In the `Intrigues of the Cabinet' may be seen the account of a quarrel between Madame de Montbazon and the Princess de Condé, in the course of which the former was guilty of very gross insults towards the Princess. The Queen, Ann of Austria, ordered that Madame Montbazon should retire from every place at which the Princess was present. [2]

Under the English law there are various instances in which, though not under the name of punishment, restrictions are imposed upon certain classes of persons. Catholics were formerly not allowed to exercise either the profession of the law or that of medicine. Persons refusing to take the sacrament according to the rites of the Church of England were excluded from all public offices.

Such was the law: the practice was always to otherwise: in point of fact, a very large proportion of offices, civil and military, were filled by persons who had never taken the oaths required, but who were protected from the penalties to which they would otherwise have been subjected by an annual bill of indemnity. In point of right, the security thus afforded was a precarious one, but the uninterrupted practice of nearly a century left little room for apprehension on the part of the persons interested.

The restrictions here in question were not designed to operate as punishments; they were originally imposed with a view of avoiding the danger which, it was apprehended, might be incurred by vesting in the hands of persons of certain religious persuasions, situations of public trust. This, at least, was the avowed political reason: the true cause of the exclusion was however religious animosity: they were acts of antipathy.

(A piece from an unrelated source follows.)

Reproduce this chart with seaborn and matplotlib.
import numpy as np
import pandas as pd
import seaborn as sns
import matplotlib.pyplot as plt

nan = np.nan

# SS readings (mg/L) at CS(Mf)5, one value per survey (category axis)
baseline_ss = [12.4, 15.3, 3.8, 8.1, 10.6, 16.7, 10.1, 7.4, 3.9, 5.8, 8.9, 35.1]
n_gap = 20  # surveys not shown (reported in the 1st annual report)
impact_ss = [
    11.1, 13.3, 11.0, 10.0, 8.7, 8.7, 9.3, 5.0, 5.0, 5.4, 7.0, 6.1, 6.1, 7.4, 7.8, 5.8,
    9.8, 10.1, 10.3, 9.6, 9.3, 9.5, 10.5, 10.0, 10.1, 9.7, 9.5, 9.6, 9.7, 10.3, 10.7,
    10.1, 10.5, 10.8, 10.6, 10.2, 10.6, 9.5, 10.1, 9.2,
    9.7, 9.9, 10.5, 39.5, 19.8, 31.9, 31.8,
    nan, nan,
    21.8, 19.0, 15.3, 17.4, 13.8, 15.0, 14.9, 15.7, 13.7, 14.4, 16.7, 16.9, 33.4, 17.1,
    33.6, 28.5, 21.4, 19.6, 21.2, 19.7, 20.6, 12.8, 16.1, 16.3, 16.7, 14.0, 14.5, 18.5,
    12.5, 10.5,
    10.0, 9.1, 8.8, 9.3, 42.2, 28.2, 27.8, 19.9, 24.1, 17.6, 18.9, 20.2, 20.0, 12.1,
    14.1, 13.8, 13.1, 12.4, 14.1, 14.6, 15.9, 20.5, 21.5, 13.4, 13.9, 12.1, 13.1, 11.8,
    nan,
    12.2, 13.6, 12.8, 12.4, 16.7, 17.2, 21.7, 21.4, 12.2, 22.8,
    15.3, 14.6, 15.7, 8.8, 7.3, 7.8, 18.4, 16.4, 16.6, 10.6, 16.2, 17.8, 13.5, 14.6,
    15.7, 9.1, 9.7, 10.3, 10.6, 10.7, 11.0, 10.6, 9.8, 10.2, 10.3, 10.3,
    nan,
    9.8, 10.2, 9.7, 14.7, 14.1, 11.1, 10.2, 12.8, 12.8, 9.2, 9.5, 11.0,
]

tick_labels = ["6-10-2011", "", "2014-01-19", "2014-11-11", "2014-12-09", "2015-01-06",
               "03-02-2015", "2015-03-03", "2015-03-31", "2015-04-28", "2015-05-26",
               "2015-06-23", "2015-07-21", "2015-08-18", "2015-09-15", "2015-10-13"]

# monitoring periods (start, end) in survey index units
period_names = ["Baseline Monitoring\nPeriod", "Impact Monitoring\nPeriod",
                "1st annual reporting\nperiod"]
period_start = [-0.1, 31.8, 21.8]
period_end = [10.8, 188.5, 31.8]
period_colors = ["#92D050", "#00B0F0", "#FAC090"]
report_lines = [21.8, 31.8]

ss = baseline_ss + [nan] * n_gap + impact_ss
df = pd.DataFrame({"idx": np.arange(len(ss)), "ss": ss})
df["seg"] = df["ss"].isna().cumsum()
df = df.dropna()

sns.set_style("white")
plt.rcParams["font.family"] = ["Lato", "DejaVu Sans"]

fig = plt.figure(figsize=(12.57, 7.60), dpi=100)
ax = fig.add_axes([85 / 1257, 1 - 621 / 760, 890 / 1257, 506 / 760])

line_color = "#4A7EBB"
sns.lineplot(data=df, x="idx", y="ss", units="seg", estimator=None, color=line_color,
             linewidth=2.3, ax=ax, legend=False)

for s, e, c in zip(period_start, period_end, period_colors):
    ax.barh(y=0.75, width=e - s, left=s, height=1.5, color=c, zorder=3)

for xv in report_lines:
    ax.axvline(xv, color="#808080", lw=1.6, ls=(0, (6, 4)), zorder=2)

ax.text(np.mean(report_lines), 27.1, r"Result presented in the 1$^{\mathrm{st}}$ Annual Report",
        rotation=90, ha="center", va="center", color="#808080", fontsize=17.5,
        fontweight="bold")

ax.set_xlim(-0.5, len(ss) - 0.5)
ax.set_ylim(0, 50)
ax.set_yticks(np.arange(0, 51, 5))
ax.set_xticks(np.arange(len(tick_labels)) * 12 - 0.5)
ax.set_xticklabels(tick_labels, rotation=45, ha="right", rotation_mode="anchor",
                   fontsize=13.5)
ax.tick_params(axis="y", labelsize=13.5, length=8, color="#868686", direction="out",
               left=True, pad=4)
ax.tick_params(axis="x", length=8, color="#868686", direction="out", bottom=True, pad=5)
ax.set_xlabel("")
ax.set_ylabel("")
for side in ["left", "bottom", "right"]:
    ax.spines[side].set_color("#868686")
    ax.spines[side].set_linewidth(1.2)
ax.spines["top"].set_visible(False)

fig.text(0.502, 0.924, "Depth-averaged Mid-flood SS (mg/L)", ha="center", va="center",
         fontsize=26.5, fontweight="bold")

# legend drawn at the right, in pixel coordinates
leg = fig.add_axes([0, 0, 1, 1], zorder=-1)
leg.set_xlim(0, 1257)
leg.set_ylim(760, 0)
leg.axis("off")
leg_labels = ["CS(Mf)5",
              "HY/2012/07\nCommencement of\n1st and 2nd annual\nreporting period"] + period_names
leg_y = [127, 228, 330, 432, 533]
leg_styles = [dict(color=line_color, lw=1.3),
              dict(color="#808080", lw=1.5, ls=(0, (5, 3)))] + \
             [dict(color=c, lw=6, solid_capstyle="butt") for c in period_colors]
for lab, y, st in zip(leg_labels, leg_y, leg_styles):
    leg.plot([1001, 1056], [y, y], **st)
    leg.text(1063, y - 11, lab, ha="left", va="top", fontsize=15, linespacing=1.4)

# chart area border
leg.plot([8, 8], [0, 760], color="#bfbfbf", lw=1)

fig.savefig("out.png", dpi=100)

But these were not the only motives: self-interest had its share in producing the exclusion. Exclude one set of persons, and you confer a benefit on another set: those to whom the right is reserved have to contend with a smaller number of competitors, and their prospect of gain is increased: these restrictive laws, originating in religious hatred, were afterwards maintained by injustice; the persecution began by misguided bigotry, was persisted in long after the original inducement had been forgotten, from the most sordid injustice. This is the short history of the persecutions in Ireland. For the benefit of the Protestants, the restrictive laws against the Catholics were kept in force: out of eight millions of inhabitants, a selection was made of one million, on whom were conferred all offices of power or of profit. In this state of things, whilst privileges are, by the continuance of the persecuting laws, placed in the hands of the persecutors, the procuring their abolition may be expected to be attended with no small difficulty. The true motive---the sordid one---will long be concealed under the mask of religion.

Though it may be said that these restrictions are not designed to operate as punishments, and that, in the making of this general law, no particular individual was aimed at, yet there results from it a distinction injurious to the particular class of persons affected by it---necessarily injurious, since the continuance of the law can be justified only by supposing them to be dangerous and disloyal. Such laws form a nucleus around which public prejudice collects; and the legislator, by acquiescing in these transient jealousies, strengthens them, and renders them permanent. They are the remnants of a disease which has been universal, and which, after its cure, has left behind it deep and lasting scars.